Plus grave encore : le récit bascule parfois dans le didactisme pur. Certaines séquences donnent l’impression de suivre un mode d’emploi : voici comment devenir cheikha. Voici la douleur, voici l’humiliation, voici l’enfant à charge. Tout est à sa place, sauf la vie. Le spectateur marocain, lui, voit clair. Il sent que ce qu’on lui montre est une construction, pas un miroir. Il connaît ces milieux. Il sait que la vérité est bien plus nuancée, plus sale, plus riche. Il sait que le cinéma peut mentir, même quand il prétend dénoncer.

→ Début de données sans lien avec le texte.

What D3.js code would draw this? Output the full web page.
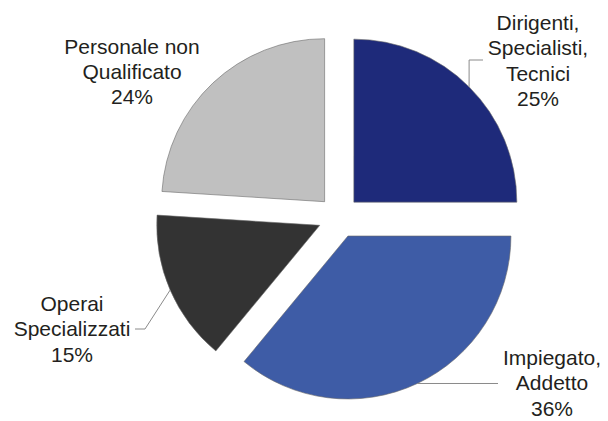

Au final, Everybody Loves Touda n’est ni un hommage, ni un cri, ni un portrait. C’est un exercice de style social qui cherche à émouvoir sans déranger, à dénoncer sans complexifier. Un Zin Li Fik du monde des cheikhates : joli, lisse, et terriblement prévisible. Le problème n’est pas que Touda souffre. Le problème, c’est qu’on ne la laisse jamais être autre chose qu’une femme en souffrance. Et cela, dans le cinéma d’aujourd’hui, ce n’est plus un acte de résistance. C’est une recette.
Par Salaheddine Lalouani
L’histoire de Touda, chanteuse marginalisée, mère célibataire, frappée par la société, rejetée par la religion, violentée par les hommes, n’a rien de nouveau. Le viol, le tabou, la maternité solitaire, la précarité, les femmes qui travaillent la nuit : tous les codes sont là. Coches bien remplies. Et pourtant, tout sonne faux. Car ce n’est pas tant le sujet qui lasse, mais la manière. Le cinéma maghrébin social s’est enfermé depuis des années dans un schéma répétitif où la femme ne peut être qu’un corps martyrisé en quête de lumière, et où les hommes ne sont que des ombres primitives, interchangeables et archaïques. Le père tyran, le client lubrique, le frère impuissant : plus personne ne prend la peine d’écrire des personnages.
Ayouch, pour éviter la comparaison avec Kharboucha (2008, Hamid Zoughi), change le cadre, actualise le ton, mais trébuche sur la même pente : un scénario confus, hésitant, qui cherche à cocher toutes les cases du drame social contemporain. Touda n’a ni l’intensité mythologique de Kharboucha, ni l’efficacité télévisuelle de Salha (2009, Kamal Kamal). C’est un film qui veut dire beaucoup, mais montre peu. Une tentative de fresque sociale qui se perd entre fiction molle et documentaire tiède.
Et que dire du personnage principal ? Nisrin Erradi, malgré son talent et son engagement, ne parvient pas à incarner la puissance charnelle et symbolique d’une vraie cheikha. Le jeu est là, les émotions sont là, mais l’âme manque. Elle pleure, elle résiste, elle chante — mais sans jamais irradier cette force populaire que tout Marocain reconnaît dans les coulisses d’un bar comme Najmat Layle, lieu réel du tournage. Là-bas, ce sont souvent les femmes qui dictent les règles. Ce sont elles qui dirigent, choisissent, manipulent. Ce sont elles les reines de la nuit. Le film refuse cette vérité : il préfère montrer Touda comme une icône sacrificielle, figée dans sa souffrance, incapable de puissance réelle. Un fantasme victimaire plutôt qu’un portrait incarné.
Plus grave encore : le récit bascule parfois dans le didactisme pur. Certaines séquences donnent l’impression de suivre un mode d’emploi : voici comment devenir cheikha. Voici la douleur, voici l’humiliation, voici l’enfant à charge. Tout est à sa place, sauf la vie. Le spectateur marocain, lui, voit clair. Il sent que ce qu’on lui montre est une construction, pas un miroir. Il connaît ces milieux. Il sait que la vérité est bien plus nuancée, plus sale, plus riche. Il sait que le cinéma peut mentir, même quand il prétend dénoncer.
Au final, Everybody Loves Touda n’est ni un hommage, ni un cri, ni un portrait. C’est un exercice de style social qui cherche à émouvoir sans déranger, à dénoncer sans complexifier. Un Zin Li Fik du monde des cheikhates : joli, lisse, et terriblement prévisible. Le problème n’est pas que Touda souffre. Le problème, c’est qu’on ne la laisse jamais être autre chose qu’une femme en souffrance. Et cela, dans le cinéma d’aujourd’hui, ce n’est plus un acte de résistance. C’est une recette.